The so-called “Child Online Protection Act,” also known as “COPA,” made it a federal crime to use the World Wide Web to communicate “for commercial purposes” material considered “harmful to minors,” with penalties of up to $150,000 for each day of violation and up to six months in prison.

The speech at issue today, Beeson noted, included sexual advice columns, discussion boards on gynecology, and websites for a bookstore, an art gallery, and the Philadelphia Gay News, among others.

In its legal challenge to the Act, the ACLU said constitutional flaws in this law were identical to the flaws that led the Supreme Court to strike down the “Communications Decency Act,” Congress’s earlier attempt at Internet censorship, in a landmark 1997 ruling.

In their 34-page decision, the judges today upheld a lower court finding that the 1998 law “imposes a burden on speech that is protected for adults.”

However, while the lower court based its finding on a variety of First Amendment flaws in the law, the ACLU noted, the appeals court today focused chiefly on the fact that it is impossible to establish one ‘community standard’ by which Internet speech could be governed.

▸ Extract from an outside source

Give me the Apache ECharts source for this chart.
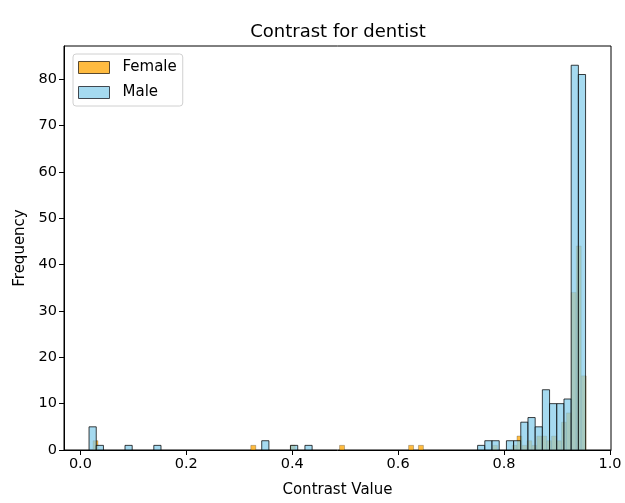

“Because of the peculiar geography-free nature of cyberspace,” the appeals court wrote, “a ‘community standards’ test would essentially require every Web communication to abide by the most restrictive community’s standards.”

The overbreadth of the 1998 law “so concerns us,” the appeals court said, “that we are persuaded that this aspect of COPA, without reference to its other provisions, must lead inexorably to a holding of a likelihood of unconstitutionality of the entire COPA statute.”

Commenting on the particular focus of the appeals court’s ruling, ACLU Senior Staff Attorney Chris Hansen, noted, “The district court found the statute unconstitutional because it was impossible to verify age. The court of appeals finds it unconstitutional because it is impossible to verify geography.”

The government now has three options, Hansen said: it can admit defeat and let today’s ruling stand; it can appeal the decision to the Supreme Court, which is not obligated to review it; or it can go back to the District Court and ask for a full trial.

ACLU challenges to state “harmful-to-minors” laws were successful in New Mexico and New York. Another case from Michigan was successful and is now on appeal.

The appeals court’s decision today is online at

The case is ACLU v. Reno II, No. 99-1324. The three-judge panel of the Third Circuit Court of Appeals was comprised of Judge Theodore Alexander McKee, Judge Leonard I. Garth, and Judge Richard Lowell Nygaard.

The 17 plaintiffs represented in ACLU v. Reno II are: American Civil Liberties Union (on behalf of all its members including Nadine Strossen, Lawrence Ferlinghetti, Patricia Nell Warren, Mitchell Tepper and David Bunnell); A Different Light Bookstore; American Booksellers Foundation for Free Expression; ArtNet; The Blackstripe; Condomania; Electronic Frontier Foundation (on behalf of all its members including Bill Boushka, Jon Noring, Open Enterprises Cooperative and Rufus Griscom); Electronic Privacy Information Center; Free Speech Media, LLC; Internet Content Coalition; OBGYN.NET; Philadelphia Gay News; PlanetOut Corporation; Powell’s Bookstore; RIOTGRRL; Salon Magazine; and (Links to these websites can be found here).

The ACLU’s brief in the case is online here.

ACLU attorneys in the case are Ann Beeson and Christopher Hansen of the national office and Stefan Presser, Legal Director of the ACLU of Pennsylvania. Catherine Palmer, Christopher R. Harris, Michele M. Pyle, Douglas A. Griffin and Kate Bolger are volunteer attorneys from the law firm Latham & Watkins in New York City; David Sobel of Electronic Privacy Information Center and Shari Steele of Electronic Frontier Foundation are co-counsel.